This book is not a light read. It is a lengthy study of systematic philosophy. But it is well-written, and for the student of philosophy and the renaissance, it is an important book. Ficino did not write out his philosophical worldview in a systematic way, so many other scholars thought that his philosophical views did not add up to a complete worldview that could be laid out systematically, but Kristeller, trained by Jaspers and Heidigger, dug through Ficino's scattered writings and laid out his worldview systematically in this volume. For a book on philosophy, it is very clear and enjoyable.


Who was Marsilio Ficino? He began as a physician in Italy in the 1400s (1433-1499). He was a student of Plato and the Neo-Platonic schools of Plotinus, Proclus and others. He sought to synthesize Christianity and Neo-Platonic philosophy. He wrote on philosophy, theology, astrology, and medicine. He was also a humanist in the classical literary tradition. He exerted a strong influence on the Italian Renaissance.
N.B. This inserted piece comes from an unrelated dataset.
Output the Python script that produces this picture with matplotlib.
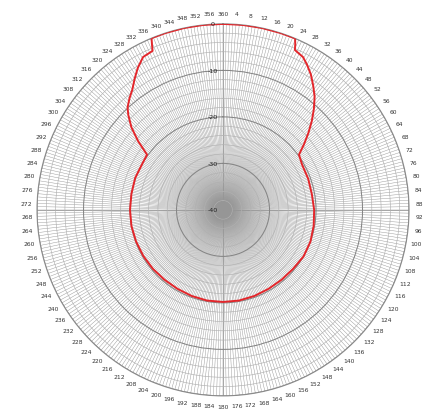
import numpy as np
import matplotlib
matplotlib.use('Agg')
import matplotlib.pyplot as plt
from matplotlib.transforms import offset_copy

# pattern: angle (deg, clockwise from top) -> level (dB)
angles = [0, 6, 12, 18, 22.8, 23.6, 24.2, 27.6, 30, 33, 36, 39, 42, 45, 48, 51, 54,
          60, 70, 80, 90, 100, 110, 120, 130, 140, 150, 160, 170, 180,
          190, 200, 210, 220, 230, 240, 250, 260, 270, 280, 290, 300,
          306, 309, 312, 315, 317, 320, 323, 326, 329, 332.4, 336.1, 336.8, 337.4,
          342, 348, 354, 360]
levels = [0, 0, 0, 0, 0, -1.2, -2.3, -2.9, -3.9, -5.3, -7.0, -8.7, -10.8, -13.0, -15.3, -17.6, -19.8,
          -20.4, -20.5, -20.6, -20.4, -20.2, -20.0, -20.0, -20.3, -20.4, -20.4, -20.3, -20.2, -20.2,
          -20.2, -20.3, -20.4, -20.4, -20.3, -20.2, -20.1, -20.0, -20.0, -20.0, -19.9, -20.0,
          -19.8, -16.5, -13.5, -11.2, -9.9, -8.7, -7.6, -6.0, -4.4, -2.9, -2.6, -1.2, 0,
          0, 0, 0, 0]

ring_major = [-40, -30, -20, -10, 0]
ring_labels = ['-40', '-30', '-20', '-10', '0']
ring_minor = list(range(-40, 1, 2))
angle_major = list(range(0, 360, 4))
angle_labels = ['360' if a == 0 else str(a) for a in angle_major]

fig = plt.figure(figsize=(4.27, 4.10), dpi=100)
ax = fig.add_axes([0.0867, 0.032, 0.8712, 0.9073], projection='polar')
ax.set_theta_zero_location('N')
ax.set_theta_direction(-1)
ax.set_ylim(-40, 0)

# spokes every degree, labels every 4 degrees
ax.set_xticks(np.deg2rad(angle_major))
ax.set_xticklabels(angle_labels, fontsize=4.3, color='#333333')
ax.set_xticks(np.deg2rad(np.arange(0, 360, 1)), minor=True)
ax.tick_params(axis='x', which='both', pad=0.5, length=0)

ax.set_yticks(ring_major)
ax.set_yticklabels([])
ax.set_yticks(ring_minor, minor=True)
ax.tick_params(axis='y', which='both', length=0)

ax.grid(False)
ax.xaxis.grid(True, which='minor', color='#969696', lw=0.32)
ax.xaxis.grid(True, which='major', color='#969696', lw=0.32)
ax.yaxis.grid(True, which='minor', color='#b0b0b0', lw=0.45)
ax.yaxis.grid(True, which='major', color='#858585', lw=0.75)

# darker main axes
for a in [0, 90, 180, 270]:
    ax.plot([np.deg2rad(a), np.deg2rad(a)], [-40, 0], color='#8a8a8a', lw=0.5, zorder=1)

ax.spines['polar'].set_color('#8a8a8a')
ax.spines['polar'].set_linewidth(0.8)

ax.plot(np.deg2rad(angles), levels, color='#e3262b', lw=1.4, zorder=5)

tr = offset_copy(ax.transData, fig=fig, x=-10, y=0, units='dots')
for r, s in zip(ring_major, ring_labels):
    ax.text(0, r, s, transform=tr, fontsize=4.6, color='#222222',
            ha='center', va='center', zorder=6)

fig.savefig('out.png', dpi=100)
He and his father were close to Cosimo and Lorenzo de' Medici. Ficino's ideas on beauty and love strongly influenced the outlook of courtiers and poets in Renaissance circles. He also argued that the planetary god Saturn influenced and touched with melancholy those who through inner contemplation approached a knowledge of God. Because all people who were geniuses undertook this inner contemplation, all true geniuses suffered from melancholy and were under the influence of Saturn.


Who was Kristeller? He grew up in Germany in the 1910s and 1920s, raised in a well-educated jewish family. He had had a desire to be a philosopher and studied the early Neo-Platonists for his doctorate. During the 1930s, he fled Germany to Italy, where he managed to be employed, basically, as a librarian cataloging old Renassiance manuscripts. He discovered many manuscripts of Ficino and his circle that were unknown to modern scholars. These newly discovered texts showed a very different context for Renaissance philosophy than the reigning paradigm. As Italy made stronger ties to Nazi Germany, Kristeller, by this time a respected authority on the history of Italian Renaissance philosophy, fled to the United States where he obtained a position at Columbia University. He spent the following decades energetically applying his great knowledge of original texts to overturning the reigning paradigm of modern philosophical humanism through research, publications, and hundreds of public lectures.


First written in German in the early 1930s, this book was then rewritten and translated into Italian in the late 1930s. Kristeller had to leave Italy just before it was published there, so it was translated again into English and published in 1942. The paradigm of philosophical humanism in the early 20th century held that the philosophy of the Renaissance was a sharp break from the Scholastic philosophy of the medieval era, and that it began the western concept of a radical autonomy of the individual human. Kristeller was able to show in this book that there was no sharp break between the philosophy of Scholasticism and the philosophy of the Renaissance. By cherry-picking quotes from selected Renaissance texts, earlier historians had characterised the general tenor of Renaissance philosophy incorrectly. Ironically, Kristeller's triumph made the study of Renaissance philosophy much less attractive to modern philosophical humanists.


Critics have pointed out that, in this book, Kristeller applies his understanding of Kierkegaardian existentialism, learned from Jaspers, to make Ficino look more like a contemplative universalist than he really was. Later scholars, such as Michael J. B. Allen, have shown that Ficino was much more into magic and the occult than this book lets on. They have also shown that many of the ideas Kristeller thought were original to Ficino had their origins in the writings of Proclus, about whom Kristeller was less knowledgable.



I have written in a recent article that the writer John Kennedy Toole was likely influenced by Kristeller, and that there are many aspects of this book that are burlesqued in Toole's novel "A Confederacy of Dunces."